Damit wird es für die Katastrophe, bei der am 24. Juli 2010 in einem Menschenstau und einer Massenpanik 21 Personen zu Tode gedrückt oder getrampelt und über 650 teilweise schwer verletzt wurden, keine vom Gericht festgestellten Schuldigen geben. Angeklagt sind sechs Mitarbeiter des Duisburger Bauamtes sowie vier von der Veranstaltungsfirma Lopavent. Ihnen wird fahrlässige Körperverletzung und fahrlässige Tötung wegen mangelnder Planung beziehungsweise rechtswidriger Genehmigung vorgeworfen.

Auch Staatsanwaltschaft und Verteidiger wollen der Einstellung zustimmen, jedoch nicht kampflos. So verhandeln sie nun über Auflagen wie Geldzahlungen für einige oder alle Angeklagten. Gemäss dem Gericht sollen alle Mitarbeiter der Stadt sowie einer der Veranstaltungsfirma keine Auflage erhalten, weil man eine geringfügige persönliche Schuld erkenne. Die drei anderen angeklagten Firmenmitarbeiter hingegen sollen eine Auflage erhalten, das Gericht sieht hier eine mittlere Schuld gegeben, da diese Personen in den Organisationsablauf hätten eingreifen können.

Für viele Hinterbliebene und Opfer wäre die Einstellung ein schwerer Schlag. «Unsere Tochter ist damit zum zweiten Mal gestorben», sagte ein Vater am Ende des Prozesstages. Viele sind fassungslos darüber, dass offenbar niemandem gravierende Fehler nachgewiesen werden können. Zudem ist es für Betroffene seit Prozessbeginn skandalös, dass keine echten Entscheider und für Planung oder Genehmigung Verantwortlichen angeklagt wurden.

Die Nebenklageanwälte, die Hinterbliebene oder Verletzte vertreten, wollen nun wenigstens erreichen, dass im Einstellungsbeschluss genügend Fakten zu Versäumnissen der Stadt, der Polizei sowie des Veranstalters aufgeführt werden, um Argumente im angestrebten Zivilprozess um Schadenersatz zu haben.

Katastrophe hätte bis kurz davor verhindert werden können

Diese könnte auch das von einem Experten für Verkehrssicherheit im vergangenen Dezember vorgelegte, mehr als 3800 Seiten dicke Gutachten über Ursachen der Katastrophe liefern. Demzufolge war das Gelände für die zu erwartenden Besuchermassen nicht geeignet.
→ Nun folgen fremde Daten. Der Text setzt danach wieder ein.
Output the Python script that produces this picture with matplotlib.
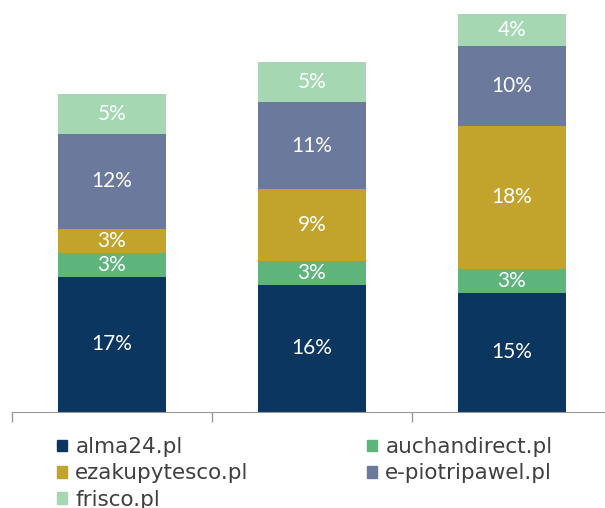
import matplotlib
matplotlib.use("Agg")
import matplotlib.pyplot as plt
from matplotlib.patches import Patch
import numpy as np

categories = ["A", "B", "C"]
series_names = ["alma24.pl", "auchandirect.pl", "ezakupytesco.pl", "e-piotripawel.pl", "frisco.pl"]
alma24 = [17, 16, 15]
auchandirect = [3, 3, 3]
ezakupytesco = [3, 9, 18]
epiotripawel = [12, 11, 10]
frisco = [5, 5, 4]
colors = ["#0b3660", "#5db57c", "#c2a32b", "#6b7a9c", "#a4d7b2"]

plt.rcParams['font.family'] = ['Lato', 'DejaVu Sans']

fig = plt.figure(figsize=(6.05, 5.08), dpi=100)
ax = fig.add_axes([12/605, 96/508, 600/605, 412/508])

x = np.arange(len(categories))
bottom = np.zeros(len(categories))
for name, vals, c in zip(series_names, [alma24, auchandirect, ezakupytesco, epiotripawel, frisco], colors):
    vals = np.array(vals, dtype=float)
    ax.bar(x, vals, width=0.54, bottom=bottom, color=c, label=name)
    for xi, b, v in zip(x, bottom, vals):
        ax.text(xi, b + v / 2, f"{int(v)}%", ha="center", va="center",
                color="white", fontsize=15, fontweight="normal")
    bottom += vals

ax.set_xlim(-0.5, 2.5)
ax.set_ylim(0, 51.8)
ax.set_xticks([-0.5, 0.5, 1.5, 2.5])
ax.set_xticklabels([])
ax.tick_params(axis="x", direction="out", length=7, color="#999999", width=1)
ax.set_yticks([])
for s in ["top", "right", "left"]:
    ax.spines[s].set_visible(False)
ax.spines["bottom"].set_color("#999999")

handles = [Patch(color=c) for c in colors]
order = [0, 2, 4, 1, 3]
fig.legend([handles[i] for i in order], [series_names[i] for i in order],
           ncol=2, loc="upper left", bbox_to_anchor=(57/605, 1 - 437/508),
           frameon=False, prop={'family': 'DejaVu Sans', 'size': 15.5},
           handlelength=0.45, handleheight=0.45,
           handletextpad=0.4, labelspacing=0.3, columnspacing=5.5,
           labelcolor="#404040", borderpad=0, borderaxespad=0)

fig.savefig("out.png", dpi=100)
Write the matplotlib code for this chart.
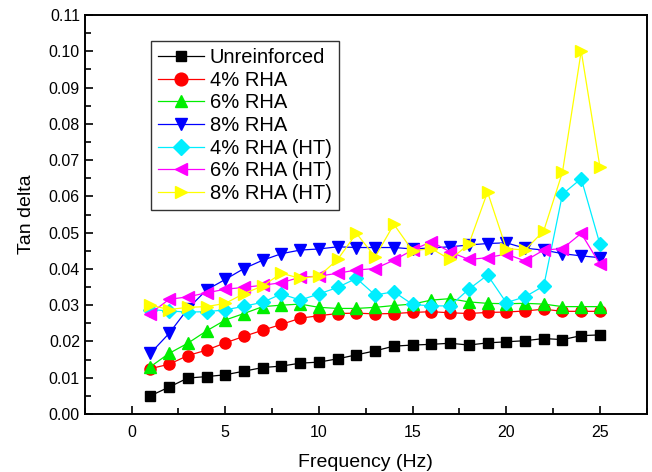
import matplotlib
matplotlib.use("Agg")
import matplotlib.pyplot as plt
from matplotlib.ticker import MultipleLocator

plt.rcParams['font.family'] = ['Liberation Sans', 'DejaVu Sans']

# frequency (Hz)
freq = list(range(1, 26))

# tan delta readings
unreinforced = [0.0050, 0.0074, 0.0099, 0.0103, 0.0108, 0.0118, 0.0128, 0.0132, 0.0140, 0.0143,
                0.0152, 0.0163, 0.0174, 0.0187, 0.0190, 0.0192, 0.0195, 0.0190, 0.0196, 0.0199,
                0.0202, 0.0208, 0.0205, 0.0216, 0.0218]
rha4 = [0.0125, 0.0137, 0.0161, 0.0176, 0.0196, 0.0214, 0.0231, 0.0247, 0.0264, 0.0271,
        0.0277, 0.0278, 0.0276, 0.0277, 0.0280, 0.0282, 0.0279, 0.0277, 0.0280, 0.0281,
        0.0284, 0.0289, 0.0283, 0.0283, 0.0283]
rha6 = [0.0130, 0.0167, 0.0195, 0.0229, 0.0259, 0.0277, 0.0296, 0.0300, 0.0303, 0.0294,
        0.0291, 0.0291, 0.0294, 0.0299, 0.0303, 0.0314, 0.0318, 0.0309, 0.0305, 0.0304,
        0.0305, 0.0303, 0.0296, 0.0296, 0.0296]
rha8 = [0.0167, 0.0222, 0.0290, 0.0342, 0.0371, 0.0401, 0.0424, 0.0442, 0.0452, 0.0455,
        0.0461, 0.0459, 0.0459, 0.0459, 0.0455, 0.0458, 0.0461, 0.0466, 0.0470, 0.0472,
        0.0457, 0.0452, 0.0442, 0.0436, 0.0431]
rha4_ht = [0.0288, 0.0284, 0.0281, 0.0282, 0.0287, 0.0297, 0.0308, 0.0331, 0.0314, 0.0331,
           0.0349, 0.0374, 0.0328, 0.0337, 0.0302, 0.0298, 0.0298, 0.0344, 0.0383, 0.0307,
           0.0323, 0.0353, 0.0606, 0.0649, 0.0468]
rha6_ht = [0.0277, 0.0316, 0.0323, 0.0334, 0.0344, 0.0349, 0.0355, 0.0362, 0.0377, 0.0380,
           0.0388, 0.0397, 0.0401, 0.0424, 0.0452, 0.0475, 0.0447, 0.0426, 0.0431, 0.0441,
           0.0422, 0.0452, 0.0456, 0.0498, 0.0413]
rha8_ht = [0.0300, 0.0288, 0.0294, 0.0296, 0.0305, 0.0332, 0.0353, 0.0388, 0.0374, 0.0380,
           0.0426, 0.0498, 0.0433, 0.0523, 0.0450, 0.0456, 0.0426, 0.0468, 0.0612, 0.0456,
           0.0452, 0.0505, 0.0667, 0.1001, 0.0681]

labels = ["Unreinforced", "4% RHA", "6% RHA", "8% RHA",
          "4% RHA (HT)", "6% RHA (HT)", "8% RHA (HT)"]
series = [unreinforced, rha4, rha6, rha8, rha4_ht, rha6_ht, rha8_ht]
colors = ["#000000", "#ff0000", "#00ee00", "#0000ff", "#00eeff", "#ff00ff", "#ffff00"]
markers = ["s", "o", "^", "v", "D", "<", ">"]
msizes = [6.5, 8, 8, 8, 7, 8, 8]

fig = plt.figure(figsize=(6.52, 4.72), dpi=100)
ax = fig.add_axes([0.130, 0.123, 0.862, 0.845])

for y, lab, c, m, ms in zip(series, labels, colors, markers, msizes):
    ax.plot(freq, y, color=c, lw=0.9, marker=m, ms=ms, mec=c, mfc=c, label=lab)

ax.set_xlim(-2.5, 27.5)
ax.set_ylim(0, 0.11)
ax.xaxis.set_major_locator(MultipleLocator(5))
ax.xaxis.set_minor_locator(MultipleLocator(2.5))
ax.yaxis.set_major_locator(MultipleLocator(0.01))
ax.yaxis.set_minor_locator(MultipleLocator(0.005))
ax.yaxis.set_major_formatter(matplotlib.ticker.FormatStrFormatter('%.2f'))
ax.tick_params(which='both', direction='in', top=False, right=False, labelsize=11.5, width=1.2)
ax.tick_params(which='major', length=6)
ax.tick_params(which='minor', length=4)
ax.tick_params(axis='x', pad=8)
for s in ax.spines.values():
    s.set_linewidth(1.4)

ax.set_xlabel("Frequency (Hz)", fontsize=14, labelpad=10)
ax.set_ylabel("Tan delta", fontsize=14, labelpad=10)

leg = ax.legend(loc='upper left', bbox_to_anchor=(0.117, 0.935), fontsize=14.5,
                numpoints=1, markerscale=1.15, handlelength=2.3, labelspacing=0.18,
                handletextpad=0.3, borderpad=0.35, fancybox=False, framealpha=1,
                edgecolor='#333333', borderaxespad=0)
leg.get_frame().set_linewidth(1.0)

fig.savefig("out.png", dpi=100)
Das hätte mehrfach und von diversen Personen im Vorfeld festgestellt werden können, schrieb der Gutachter. Besonders bitter ist seine Erkenntnis, dass es sogar am Tag selber noch bis 16 Uhr 31 die Chance gegeben hatte, die tragischen Ereignisse durch eine koordinierte Steuerung der Personenströme zu verhindern. Stattdessen gab es mangelnde bis gar keine Kommunikation zwischen Polizei, Veranstalter und anderen Sicherheitsleuten sowie falsche Entscheidungen angesichts der immer kompakter werdenden Menschenmasse. Um 17 Uhr wurden die ersten Toten gemeldet.